Farmers were also encouraged to produce drought-tolerant and nutritious crops such as cassava, orange maize, cowpeas and groundnuts. For its part, the government, working with WFP, supported drought-hit communities by providing nutritious meals to school children in the hardest-hit districts.

More broadly, the initiative helped tackle a massive problem in Zambia and elsewhere in Africa where food loss can reach up to 50 percent across the supply chain, from farm-level production to retail and finally consumption.
“Losses are crippling. The causes are complex and interrelated. Inaction at one stage of the supply chain could be the driver of post-harvest loss at a different stage,” says Cissy Byenkya, WFP Country Director in Zambia. “We are delighted the project has been the difference for many farmers.”
New skills, new technology
The initiative has been a game changer for Grace. She still remembers the punishing drought as if it were yesterday. She watched helplessly as her crops wilted and then dried up. Time passed and all hope for a harvest vanished.
Unable to harvest, the family ran out of options.

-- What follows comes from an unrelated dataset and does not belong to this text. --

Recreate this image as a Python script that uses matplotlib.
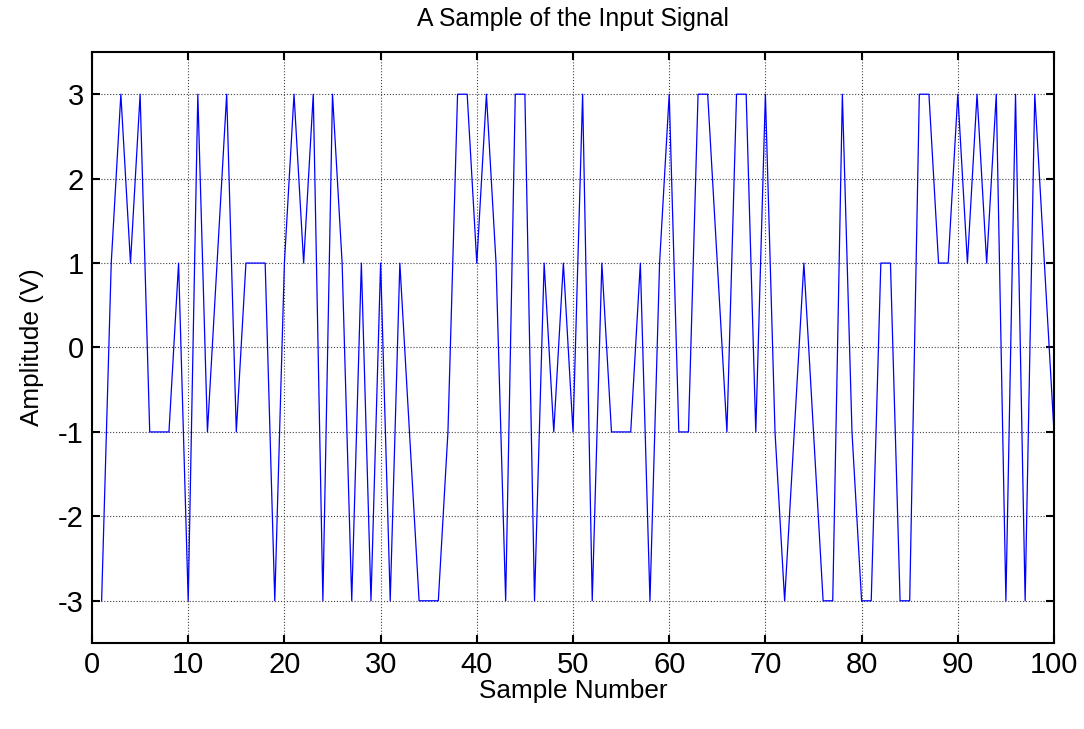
import matplotlib.pyplot as plt
import numpy as np

plt.rcParams['font.family'] = ['Liberation Sans', 'DejaVu Sans']
plt.rcParams['axes.unicode_minus'] = False

# sample index and 4-level amplitude
samples = np.arange(1, 101)
amplitude = [-3, 1, 3, 1, 3, -1, -1, -1, 1, -3,
             3, -1, 1, 3, -1, 1, 1, 1, -3, 1,
             3, 1, 3, -3, 3, 1, -3, 1, -3, 1,
             -3, 1, -1, -3, -3, -3, -1, 3, 3, 1,
             3, 1, -3, 3, 3, -3, 1, -1, 1, -1,
             3, -3, 1, -1, -1, -1, 1, -3, 1, 3,
             -1, -1, 3, 3, 1, -1, 3, 3, -1, 3,
             -1, -3, -1, 1, -1, -3, -3, 3, -1, -3,
             -3, 1, 1, -3, -3, 3, 3, 1, 1, 3,
             1, 3, 1, 3, -3, 3, -3, 3, 1, -1]

xticks = np.arange(0, 101, 10)
yticks = np.arange(-3, 4, 1)

fig = plt.figure(figsize=(10.84, 7.29), dpi=100)
ax = fig.add_axes([92/1084, 1 - 643/729, (1054-92)/1084, (643-52)/729])

ax.plot(samples, amplitude, color='#0000ff', linewidth=0.9)

ax.set_xlim(0, 100)
ax.set_ylim(-3.5, 3.5)
ax.set_xticks(xticks)
ax.set_yticks(yticks)
ax.grid(True, linestyle=':', color='#444444', linewidth=0.8)
ax.tick_params(direction='in', top=True, right=True, length=6, width=1.5,
               labelsize=21, pad=6)
for s in ax.spines.values():
    s.set_linewidth(1.5)

ax.set_title('A Sample of the Input Signal', fontsize=17.8, pad=19)
ax.set_xlabel('Sample Number', fontsize=18.8, labelpad=0)
ax.set_ylabel('Amplitude (V)', fontsize=18.8, labelpad=10)

fig.savefig('out.png', dpi=100)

“We were eating once a day, and sometimes we would go for up to two days without a meal,” says Grace.
Sometimes, the family resorted to the seed grains for the next farming season. Under pressure, her children dropped out of school.
Under the project, Grace received training on post-harvest management to better handle crops, including transporting and storing them. She also learned when to harvest her crop, the right moisture content levels required before the crop is harvested and stored, and how to prevent grain contamination.
Using the affordable storage bags she received under the programme and those she bought, Grace can now safely store her harvest for months—without pesticides, she says—maintaining its quality. She has drastically reduced crop losses and now has a surplus to sell at any time.
Additionally, she has adopted climate-smart methods that also reduce crop losses. She cultivates land without disturbing the soil structure and covers her cultivated land with mulch to limit water loss. She practises crop rotation and simultaneously grows different types of crops in a single field to boost her yields.
Grace is proud to have maximized her land use. With inputs she received from the project, she harvested more than she expected to meet her family’s food and other needs.
“Compared to the past, we are now able to eat breakfast, lunch and supper,” Grace says joyfully, “I’ve already sold part of my surplus harvest to pay tuition fees for my children and buy them school uniforms.”